VRDN: bipolar regulator PCB for line level ckts: ±11V to ±20V @ 1.5A with "De-Noiser"

and the VRDN schematic diagram (attached to post #1 of this thread) agrees. ±20V is as high as it will go, when your turn the trimmer potentiometers all the way clockwise.

I suppose that a highly motivated & enthusiastic reader might be able to modify the circuit design to give higher output voltages. However I think it is probably not an easy task; the very first job would be to read through Elvee's Forum thread about his De-Noiser circuit, and learn whether it works or fails at 24V output. (I don't know the answer, myself).
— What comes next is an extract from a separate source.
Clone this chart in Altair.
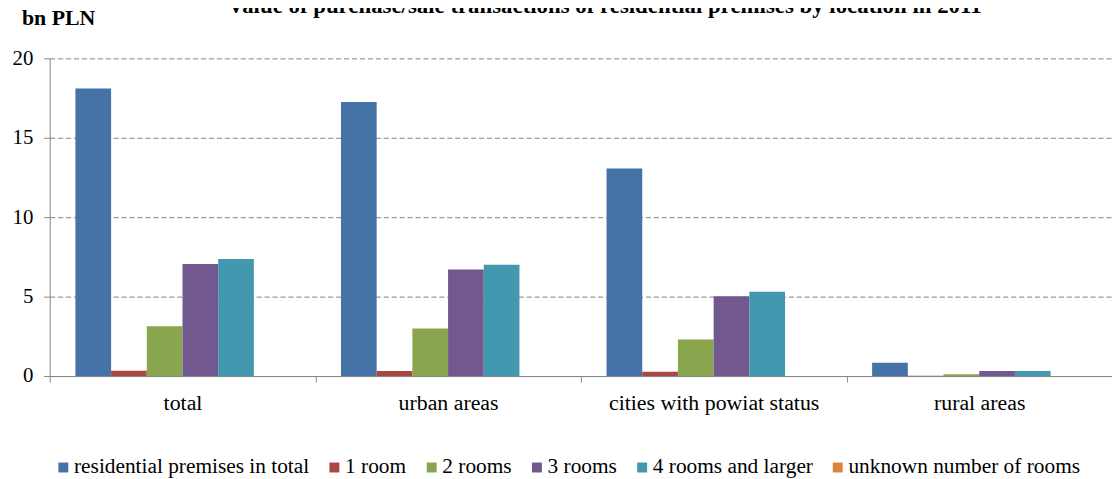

Also to learn whether Elvee recommends any component value modifications in the frequency compensation sections of the De-Noiser, to preserve stability.

Another job the modification team would need to do, is re-calculate the necessary voltage, current, and power limitations when the output voltage is higher. Maybe the heatsinks called for in the Parts List are simply inadequate? Maybe the specially called-out 600 milliwatt resistors need upsizing? What about the large number of 2200uF filter capacitors? What about the Metal Oxide Varistors? And so forth.

It would be a not-insignificant amount of effort and there is a chance that the final answer might be: don't do this, it cannot work. But highly motivated & enthusiastic people are also highly optimistic, so I wish you happy designing and best wishes for complete success!